Teacher unions insist that teachers in charter schools who earn more than they would under the ‘master contract’ with the local school district have their salaries lowered.

We should only have the opportunity to do such a stupid thing. If the salaries of charter schools actually surpassed the terms of the collective bargaining agreement with the school district, it would push the area labor market for all teachers toward a higher salary. When employers compete with better salaries, benefits and working conditions to attract the most skilled and accomplished employees, the employees benefit. Rather than attempting to thwart such a development, we would do our best to encourage it. In the words of that great Republican, “Go ahead, pay teachers more: make our day.”
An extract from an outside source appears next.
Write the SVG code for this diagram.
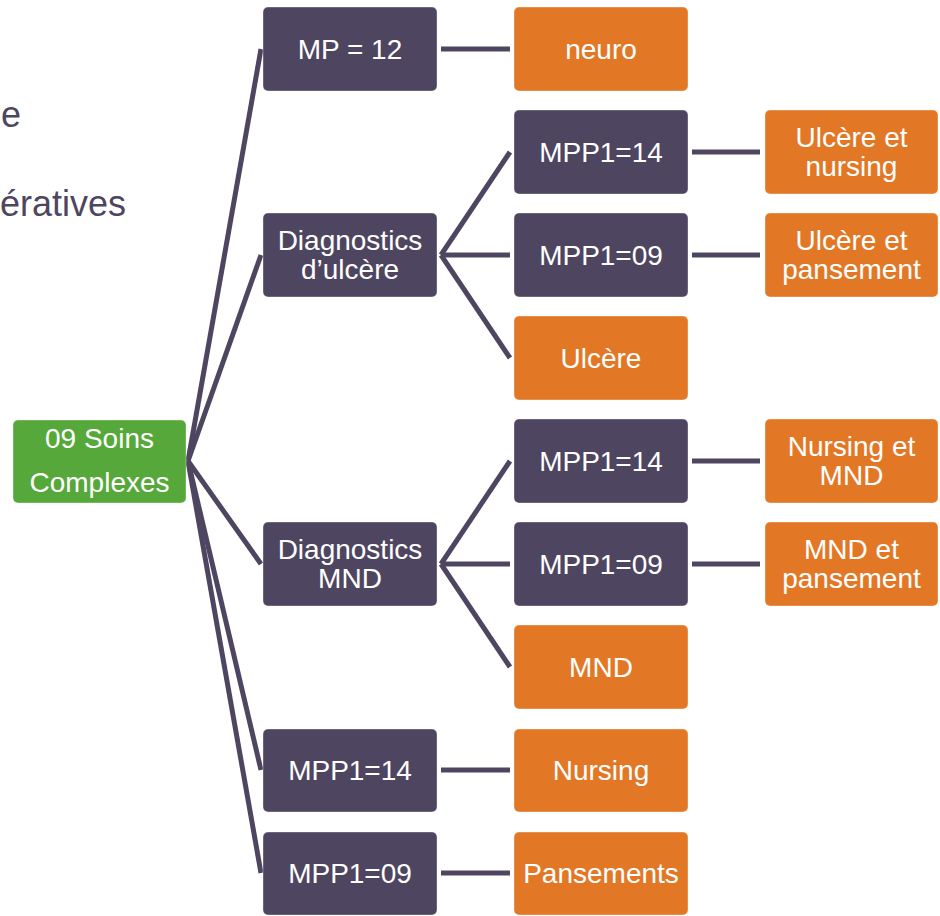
<svg xmlns="http://www.w3.org/2000/svg" width="940" height="916" viewBox="0 0 940 916">
<style>
.n rect{rx:5;ry:5;stroke:#ffffff;stroke-opacity:0.35;stroke-width:1}
.p rect{fill:#4E4660}
.o rect{fill:#E27826}
.g rect{fill:#56A83A}
text{font-family:"Liberation Sans",Arial,sans-serif;font-size:28px;fill:#ffffff;text-anchor:middle}
.bg{fill:#4E4660;text-anchor:end;font-size:36px}
#connectors line{stroke:#4E4660;stroke-width:5;stroke-linecap:butt}
</style>
<text class="bg" x="21" y="127">e</text>
<text class="bg" x="126" y="216">ératives</text>
<g id="connectors">
<line x1="188" y1="461" x2="261" y2="49"/>
<line x1="188" y1="461" x2="261" y2="255"/>
<line x1="188" y1="461" x2="261" y2="564"/>
<line x1="188" y1="461" x2="261" y2="770"/>
<line x1="188" y1="461" x2="261" y2="873"/>
<line x1="441" y1="49" x2="510" y2="49"/>
<line x1="441" y1="255" x2="510" y2="152"/>
<line x1="441" y1="255" x2="510" y2="255"/>
<line x1="441" y1="255" x2="510" y2="358"/>
<line x1="441" y1="564" x2="510" y2="461"/>
<line x1="441" y1="564" x2="510" y2="564"/>
<line x1="441" y1="564" x2="510" y2="667"/>
<line x1="441" y1="770" x2="510" y2="770"/>
<line x1="441" y1="873" x2="510" y2="873"/>
<line x1="692" y1="152" x2="760" y2="152"/>
<line x1="692" y1="255" x2="760" y2="255"/>
<line x1="692" y1="461" x2="760" y2="461"/>
<line x1="692" y1="564" x2="760" y2="564"/>
</g>
<g id="root" class="n g"><rect x="13" y="420" width="173" height="83"/><text x="99.5" y="448">09 Soins</text><text x="99.5" y="492">Complexes</text></g>
<g id="mp12" class="n p"><rect x="263" y="7" width="174" height="84"/><text x="350" y="59">MP = 12</text></g>
<g id="diag-ulcere" class="n p"><rect x="263" y="213" width="174" height="84"/><text x="350" y="250">Diagnostics</text><text x="350" y="279">d’ulcère</text></g>
<g id="diag-mnd" class="n p"><rect x="263" y="522" width="174" height="84"/><text x="350" y="559">Diagnostics</text><text x="350" y="588">MND</text></g>
<g id="mpp14-a" class="n p"><rect x="263" y="729" width="174" height="83"/><text x="350" y="780">MPP1=14</text></g>
<g id="mpp09-a" class="n p"><rect x="263" y="832" width="174" height="83"/><text x="350" y="883">MPP1=09</text></g>
<g id="neuro" class="n o"><rect x="514" y="7" width="174" height="84"/><text x="601" y="59">neuro</text></g>
<g id="mpp14-u" class="n p"><rect x="514" y="110" width="174" height="84"/><text x="601" y="162">MPP1=14</text></g>
<g id="mpp09-u" class="n p"><rect x="514" y="213" width="174" height="84"/><text x="601" y="265">MPP1=09</text></g>
<g id="ulcere" class="n o"><rect x="514" y="316" width="174" height="84"/><text x="601" y="368">Ulcère</text></g>
<g id="mpp14-m" class="n p"><rect x="514" y="419" width="174" height="84"/><text x="601" y="471">MPP1=14</text></g>
<g id="mpp09-m" class="n p"><rect x="514" y="522" width="174" height="84"/><text x="601" y="574">MPP1=09</text></g>
<g id="mnd" class="n o"><rect x="514" y="625" width="174" height="84"/><text x="601" y="677">MND</text></g>
<g id="nursing" class="n o"><rect x="514" y="729" width="174" height="83"/><text x="601" y="780">Nursing</text></g>
<g id="pansements" class="n o"><rect x="514" y="832" width="174" height="83"/><text x="601" y="883">Pansements</text></g>
<g id="ulcere-nursing" class="n o"><rect x="765" y="110" width="173" height="84"/><text x="851.5" y="147">Ulcère et</text><text x="851.5" y="176">nursing</text></g>
<g id="ulcere-pansement" class="n o"><rect x="765" y="213" width="173" height="84"/><text x="851.5" y="250">Ulcère et</text><text x="851.5" y="279">pansement</text></g>
<g id="nursing-mnd" class="n o"><rect x="765" y="419" width="173" height="84"/><text x="851.5" y="456">Nursing et</text><text x="851.5" y="485">MND</text></g>
<g id="mnd-pansement" class="n o"><rect x="765" y="522" width="173" height="84"/><text x="851.5" y="559">MND et</text><text x="851.5" y="588">pansement</text></g>
</svg>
The little problem here is reality. Eveywhere we look, charter schools pay less than teachers would get under the ‘master contract,’ thus stimulating a ‘race to the bottom’ rather than a healthy labor market. In New York City, we have yet to see a single start-up charter school that pays a better salary than the Department of Education. When one looks past the usual grandstanding spin of Eva Moskowitz on this question, you discover that the additional pay her charter school offers does not even fully compensate the additional time she is demanding of the teachers, much less pay them more, and that the health benefits and pension her school provides do not come close to those provided under the collective bargaining agreement with New York City.

Teacher unions want automatic unionization, forcing charter school teachers into the union without their consent.

A union does not reside in office, or in elected officials; it resides in the collective will, the solidarity, of the members. With that will, a great deal is possible; without it, very little. There are no shortcuts that can avoid the sort of ‘nuts and bolts’ organizing a union needs to build solidarity and collective will.

The irony here is that not only among charter schools, but throughout the United States, the reality is not one of workers being forced, against their will, into unions, but of workers being the subject of harassment, threats, firing and other retaliations for exercising their First Amendment freedom of association right to organize a union. In the United States, almost 23,000 workers are fired or harassed each year for attempting to organize a union. According to a study conducted by the University of Illinois at Chicago ’s Center for Urban Economic Development (CUED), Undermining the Right to Organize,

* 30% of American employers fire pro-union workers.
* 49% of American employers threaten to close a worksite when workers try to form a union.
* 51% of American employers coerce workers into opposing unions with bribery or favoritism.
* 82% of American employers hire union-busting consultants to fight organizing drives.
* 91% of American employers force employees to attend one-on-one anti-union meetings with supervisors.

The denial of the freedom of association for American workers is so widespread that the international human rights organization Human Rights Watch has issued a 300+ page report condemning it, Unfair Advantage: Workers’ Freedom of Association in the United States under International Human Rights Standards.

There are those who think that the Bill of Rights ends at the workplace – and schoolhouse – door. They are adamant that charter schools be a union-free zone. Rather than defend that position, they claim — against all evidence — that teacher unions believe in forcing teachers into unions. There is a name for such behavior: it’s called projection.